Has McCain Finally Taken the Gloves Off?

Rick Moran

It seems that John McCain may finally be abandoning his “take it easy on Barack” approach to campaigning that was allowing the Democrat to walk all over him without getting much of an in kind response.

Lately, McCain has sharpened his attacks on Obama, using both ridicule and good old fashioned political punches to land some body blows on the messiah. His best line to date is his claim that Obama “would rather lose a war and win an election.” You know you’ve hit paydirt when even the pro-Obama press whined about that one.

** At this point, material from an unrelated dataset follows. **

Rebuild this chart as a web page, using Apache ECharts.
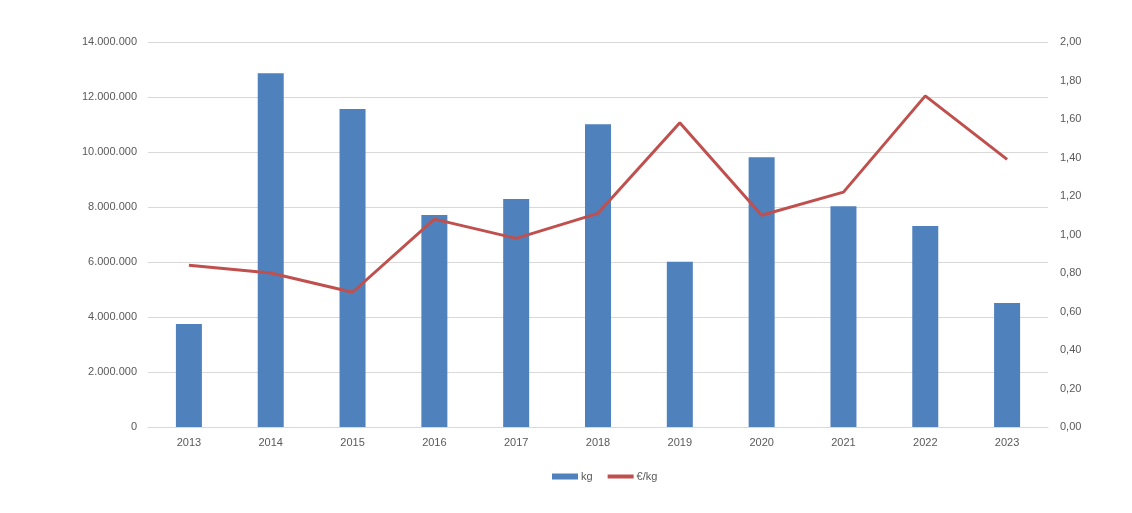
<!DOCTYPE html>
<html>
<head>
<meta charset="utf-8">
<script src="https://cdn.jsdelivr.net/npm/echarts@6/dist/echarts.min.js"></script>
<style>html,body{margin:0;padding:0;background:#fff}#c{width:1132px;height:513px}</style>
</head>
<body>
<div id="c"></div>
<script>
const years = ['2013','2014','2015','2016','2017','2018','2019','2020','2021','2022','2023'];
const kg = [3750000, 12860000, 11560000, 7710000, 8290000, 11010000, 6010000, 9810000, 8030000, 7310000, 4510000];
const eurPerKg = [0.84, 0.80, 0.70, 1.08, 0.98, 1.11, 1.58, 1.10, 1.22, 1.72, 1.39];

function fmtThousands(v){
  return String(Math.round(v)).replace(/\B(?=(\d{3})+(?!\d))/g, '.');
}
const txt = {color:'#595959', fontFamily:'Liberation Sans', fontSize:11};
const chart = echarts.init(document.getElementById('c'));
chart.setOption({
  animation:false,
  grid:{left:148, right:84, top:42, bottom:86, containLabel:false},
  legend:{
    bottom:26, left:547,
    itemWidth:26, itemHeight:6, itemGap:15,
    textStyle:Object.assign({}, txt, {padding:[0,0,0,-2]}),
    data:[{name:'kg', icon:'rect'}, {name:'€/kg', icon:'path://M0,0 L26,0 L26,4 L0,4 Z'}]
  },
  xAxis:{
    type:'category', data:years,
    axisLine:{lineStyle:{color:'#D9D9D9'}},
    axisTick:{show:false},
    axisLabel:Object.assign({}, txt, {margin:10})
  },
  yAxis:[
    {type:'value', min:0, max:14000000, interval:2000000,
     splitLine:{lineStyle:{color:'#D9D9D9'}},
     axisLine:{show:false}, axisTick:{show:false},
     axisLabel:Object.assign({}, txt, {margin:11, formatter:fmtThousands})},
    {type:'value', min:0, max:2, interval:0.2, position:'right',
     splitLine:{show:false},
     axisLine:{show:false}, axisTick:{show:false},
     axisLabel:Object.assign({}, txt, {margin:12, formatter:v=>v.toFixed(2).replace('.', ',')})}
  ],
  series:[
    {name:'kg', type:'bar', data:kg, barWidth:26, itemStyle:{color:'#4F81BD'}},
    {name:'€/kg', type:'line', yAxisIndex:1, data:eurPerKg, symbol:'none',
     lineStyle:{color:'#C0504D', width:3}, itemStyle:{color:'#C0504D'}}
  ]
});
</script>
</body>
</html>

But it is McCain’s critique of Obama’s judgment on the surge that his campaign thinks will cut deeply into the notion of Obama’s inevitability. Many pro-Obama analysts are already dismissing this tactic saying that Prime Minister Maliki’s seeming acceptance of Obama’s timeline is the ballgame.

McCain hasn’t helped much by muffing the Iraq timeline a bit, saying the surge was responsible for the “Awakening” militias the sprouted up in the Sunni community to fight al-Qaeda. The surge may have given a nice psychological boost to those efforts but they clearly started before the surge was even announced.

Nevertheless, I think if McCain continues to hammer on the points he made yesterday in Denver speaking before an audience of veterans - that Obama was not only dead wrong about the surge but has now cynically come around to the view that it worked - he has a real chance to get people to start asking questions about Obama’s inexperience and lack of judgment:

  Senator Obama made a different choice. He not only opposed the new strategy, but actually tried to prevent us from implementing it. He didn’t just advocate defeat, he tried to legislate it. When his efforts failed, he continued to predict the failure of our troops. As our soldiers and Marines prepared to move into Baghdad neighborhoods and Anbari villages, Senator Obama predicted that their efforts would make the sectarian violence in Iraq worse, not better.

  [...]


In order for this strategy to work, McCain has to hammer on this theme daily for the next few weeks. He has to coordinate the strategy with surrogates. He has to spend some bucks on advertising in key states. He has to force Obama to address the discrepancy between his words then and his words now - force him to say he was wrong.

A tall order that. But a rewarding strategy if he can make it work.

A small step, but in the right direction.  Now, if he can correct his wrong stance on global warming and cap and trade, and win over his conservative base, he might be a decent candidate.